Arvo Pärt was saved by the bell. The Estonian composer, who turns 80 in September, hit a creative roadblock in 1968. After a hiatus of eight years he returned with a new sound inspired by the simple triad (a stack of three notes, an essential building block of Western music) and by bells. He called his new style tintinnabuli (from the Latin for bells).
It's also the title of the new album released last week by The Tallis Scholars, a veteran British vocal ensemble with a reputation in Renaissance masters like Palestrina and Josquin des Prez. Little by little, Peter Phillips, the group's director, has been adding Pärt's a cappella pieces to their repertoire, judging them a perfect fit.

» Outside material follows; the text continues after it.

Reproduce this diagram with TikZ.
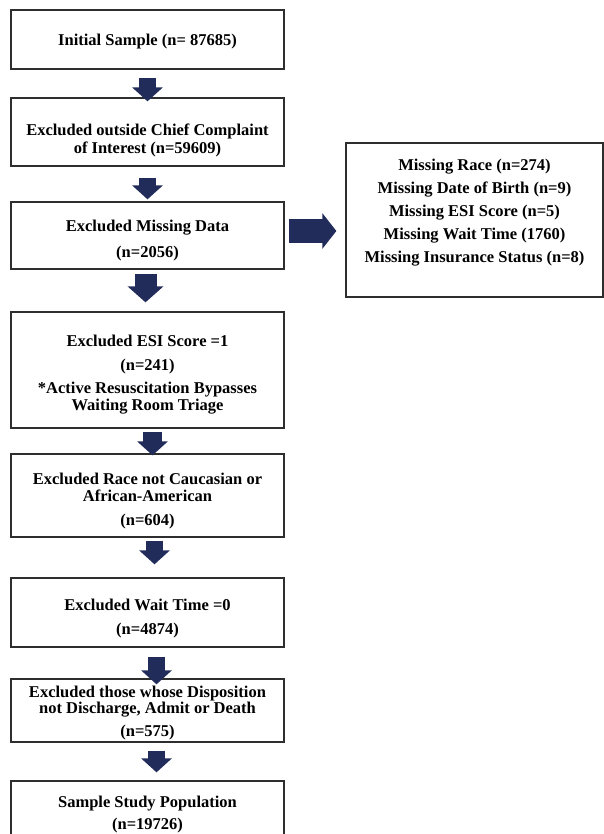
\documentclass[tikz,border=0pt]{standalone}
\usepackage{fontspec}
\setmainfont{Liberation Serif}
\usetikzlibrary{arrows.meta}

\definecolor{arrowblue}{HTML}{212C5B}
\definecolor{boxline}{HTML}{2E2E2E}

% strut that pushes the first line of a box down
\newcommand{\toppad}[1]{\rule{0pt}{#1}}

\tikzset{
	stepbox/.style={draw=boxline, line width=1.3pt, minimum width=273pt, align=center, inner sep=2pt, font=\bfseries\fontsize{16.5}{17}\selectfont},
	infobox/.style={draw=boxline, line width=1.3pt, minimum width=257pt, minimum height=154pt},
	flowarrow/.style={draw=arrowblue, line width=17pt, -{Triangle[length=14pt, width=30pt]}}
}

\begin{document}
\begin{tikzpicture}[x=1pt, y=-1pt]
	\useasboundingbox (0,0) rectangle (604,834);
	
	\node[stepbox, minimum height=59pt] (initial) at (147.5,39.5) {\toppad{15.5pt}Initial Sample (n= 87685)};
	
	\node[stepbox, minimum height=68pt] (complaint) at (147.5,132) {\toppad{29.5pt}Excluded outside Chief Complaint\\[1pt]of Interest (n=59609)};
	
	\node[stepbox, minimum height=67pt] (missing) at (147.5,235.5) {\toppad{22pt}Excluded Missing Data\\[9pt](n=2056)};
	
	\node[stepbox, minimum height=116pt] (esi) at (147.5,370) {\toppad{20pt}Excluded ESI Score =1\\[7pt](n=241)\\[6pt]*Active Resuscitation Bypasses\\Waiting Room Triage};
	
	\node[stepbox, minimum height=83pt] (race) at (147.5,495.5) {\toppad{22pt}Excluded Race not Caucasian or\\African-American\\[7pt](n=604)};
	
	\node[stepbox, minimum height=69pt] (wait) at (147.5,612.5) {\toppad{23pt}Excluded Wait Time =0\\[7pt](n=4874)};
	
	\node[stepbox, inner ysep=0pt, minimum height=63pt] (dispo) at (147.5,710.5) {\toppad{16.5pt}Excluded those whose Disposition\\[-1pt]not Discharge, Admit or Death\\[6pt](n=575)};
	
	\node[stepbox, minimum height=62pt] (study) at (147.5,812) {\toppad{15.5pt}Sample Study Population\\[5pt](n=19726)};
	
	% missing data details
	\node[infobox] (details) at (474.5,220) {};
	
	\node[align=center, font=\bfseries\fontsize{16.5}{23.2}\selectfont] (detailtext) at ([yshift=7.5pt]details.center) {Missing Race (n=274)\\Missing Date of Birth (n=9)\\Missing ESI Score (n=5)\\Missing Wait Time (1760)\\Missing Insurance Status (n=8)};
	
	% arrows
	\draw[flowarrow] ([yshift=-8pt]initial.south) -- ([yshift=-4pt]complaint.north);
	
	\draw[flowarrow] ([yshift=-11pt]complaint.south) -- ([yshift=2pt]missing.north);
	
	\draw[flowarrow, line width=22pt, -{Triangle[length=16pt, width=35pt]}] ([xshift=-2pt, yshift=-4pt]missing.south) -- ([xshift=-2pt, yshift=9pt]esi.north);
	
	\draw[flowarrow, line width=19pt] ([xshift=5pt, yshift=-3pt]esi.south) -- ([xshift=5pt, yshift=-2pt]race.north);
	
	\draw[flowarrow] ([xshift=7pt, yshift=-3pt]race.south) -- ([xshift=7pt, yshift=13pt]wait.north);
	
	\draw[flowarrow] ([xshift=9pt, yshift=-9pt]wait.south) -- ([xshift=9pt, yshift=-6pt]dispo.north);
	
	\draw[flowarrow] ([xshift=9pt, yshift=-8pt]dispo.south) -- ([xshift=9pt, yshift=8pt]study.north);
	
	\draw[flowarrow, line width=23pt, -{Triangle[length=14pt, width=35pt]}] ([xshift=4pt, yshift=4.5pt]missing.east) -- ([xshift=-9pt, yshift=-11pt]details.west);
	
\end{tikzpicture}
\end{document}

The Tallis Scholars sing Pärt pared down. They employ just two voices per part as in their Renaissance music performances. This method makes a significant difference. It adds clarity and spaciousness to music already suffused with airy silences.

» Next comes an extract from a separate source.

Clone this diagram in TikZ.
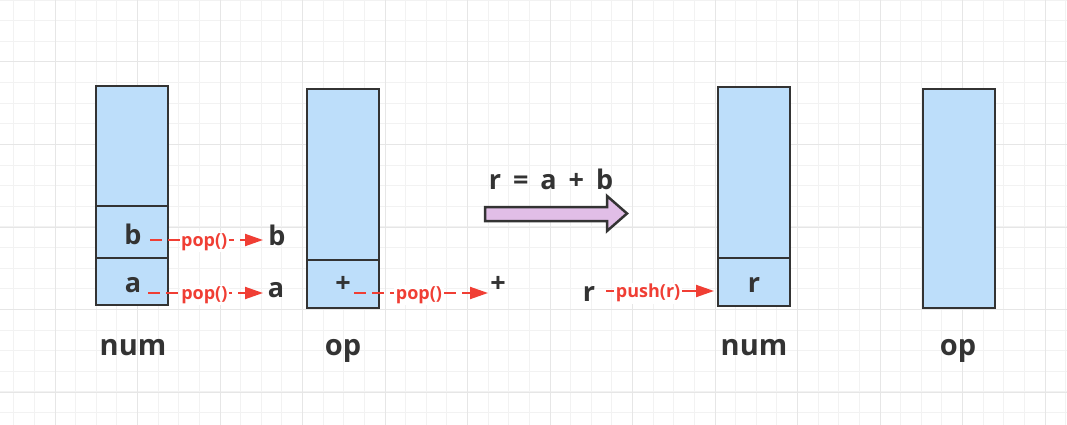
\documentclass[tikz,border=0pt]{standalone}
\usepackage{fontspec}
\setmainfont{Open Sans}
\usetikzlibrary{arrows.meta}
\definecolor{gridminor}{RGB}{242,242,242}
\definecolor{gridmajor}{RGB}{230,230,230}
\definecolor{cellfill}{RGB}{189,222,250}
\definecolor{ink}{RGB}{51,51,51}
\definecolor{popred}{RGB}{240,62,52}
\definecolor{lav}{RGB}{225,190,231}
\tikzset{
  cell/.style={draw=ink, line width=2.5pt, fill=cellfill, anchor=north west, outer sep=0pt, inner sep=0pt, minimum width=72pt},
  bigtxt/.style={text=ink, inner sep=0pt, anchor=base, font=\fontsize{27}{30}\selectfont\bfseries},
  captxt/.style={text=ink, inner sep=0pt, anchor=base, font=\fontsize{29}{32}\selectfont\bfseries},
  redarrow/.style={draw=popred, line width=2pt, dash pattern=on 12pt off 6pt, -{Triangle[length=18pt,width=12pt]}},
  oplabel/.style={fill=white, text=popred, inner sep=1.5pt, yshift=-2pt, font=\fontsize{18}{20}\selectfont\bfseries},
  fatarrow/.style={draw=ink, line width=2.5pt, fill=lav, line join=miter}
}
\begin{document}
\begin{tikzpicture}[x=1pt,y=-1pt]
\useasboundingbox[fill=white] (0,0) rectangle (1067,425);
% grid
\foreach \k in {-2,...,49}{
  \pgfmathsetmacro{\xx}{55+20.625*\k}
  \draw[gridminor, line width=1pt] (\xx,0) -- (\xx,425);
}
\foreach \k in {0,...,20}{
  \pgfmathsetmacro{\yy}{0.1+20.625*\k}
  \draw[gridminor, line width=1pt] (0,\yy) -- (1067,\yy);
}
\foreach \k in {0,...,12}{
  \pgfmathsetmacro{\xx}{55+82.5*\k}
  \draw[gridmajor, line width=1pt] (\xx,0) -- (\xx,425);
}
\foreach \k in {0,...,4}{
  \pgfmathsetmacro{\yy}{62+82.5*\k}
  \draw[gridmajor, line width=1pt] (0,\yy) -- (1067,\yy);
}
% left num stack
\node[cell, minimum height=120pt] (n1top) at (96,86) {};
\node[cell, minimum height=52pt] (n1b) at (96,206) {};
\node[cell, minimum height=47pt] (n1a) at (96,258) {};
% left op stack
\node[cell, minimum height=171pt] (o1top) at (307,89) {};
\node[cell, minimum height=48pt] (o1p) at (307,260) {};
% right num stack
\node[cell, minimum height=171pt] (n2top) at (718,87) {};
\node[cell, minimum height=48pt] (n2r) at (718,258) {};
% right op stack
\node[cell, minimum height=219pt] (o2) at (923,89) {};
% cell contents
\node[bigtxt] (tb) at (133,244) {b};
\node[bigtxt] (ta) at (133,292) {a};
\node[bigtxt, anchor=center] (tp) at (343,284) {+};
\node[bigtxt] (tr) at (754,292) {r};
% captions
\node[captxt] (cap1) at (133,355) {num};
\node[captxt] (cap2) at (343,355) {op};
\node[captxt] (cap3) at (754,355) {num};
\node[captxt] (cap4) at (958,355) {op};
% popped values
\node[bigtxt] (outb) at (277,245) {b};
\node[bigtxt] (outa) at (276,297) {a};
\node[bigtxt, anchor=center] (outp) at (498,284) {+};
\node[bigtxt] (inr) at (589,301) {r};
% arrow endpoints
\coordinate (sb) at (150,240);
\coordinate (eb) at (263,240);
\coordinate (sa) at (148,293);
\coordinate (ea) at (263,293);
\coordinate (sp) at (354,293);
\coordinate (ep) at (488,293);
\coordinate (sr) at (606,291);
\coordinate (er) at (714,291);
\draw[redarrow] (sb) -- (eb) node[oplabel, pos=0.48] (lb) {pop()};
\draw[redarrow] (sa) -- (ea) node[oplabel, pos=0.49] (la) {pop()};
\draw[redarrow] (sp) -- (ep) node[oplabel, pos=0.485] (lp) {pop()};
\draw[redarrow, dash pattern=on 10pt off 0pt] (sr) -- (er) node[oplabel, pos=0.39] (lr) {push(r)};
% big transform arrow
\node[bigtxt] (eq) at (551,189) {r\hspace{12pt}=\hspace{12pt}a\hspace{12pt}+\hspace{12pt}b};
\draw[fatarrow] (485,207) -- (607,207) -- (607,196) -- (627,213.5) -- (607,231) -- (607,221) -- (485,221) -- cycle;
\end{tikzpicture}
\end{document}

Take the stunning opening to Nunc dimittis. One by one the parts, from low to high, expand the sound like a flower blooming. Halos of sound emerge from extremely close harmonies and a blinding light floods suddenly on the word "lumen" (light) with the Scholars in full cry. The piece ends with amens chiming gently above a deep, tolling promise of eternal holiness.
Last year, when I had the opportunity to talk with the composer about the stillness in his music, he told me: "On the one hand, silence is like fertile soil, which, as it were, awaits our creative act, our seed. But on the other hand, silence must be approached with a feeling of awe."
You can understand exactly what he means in a piece like Nunc dimittis.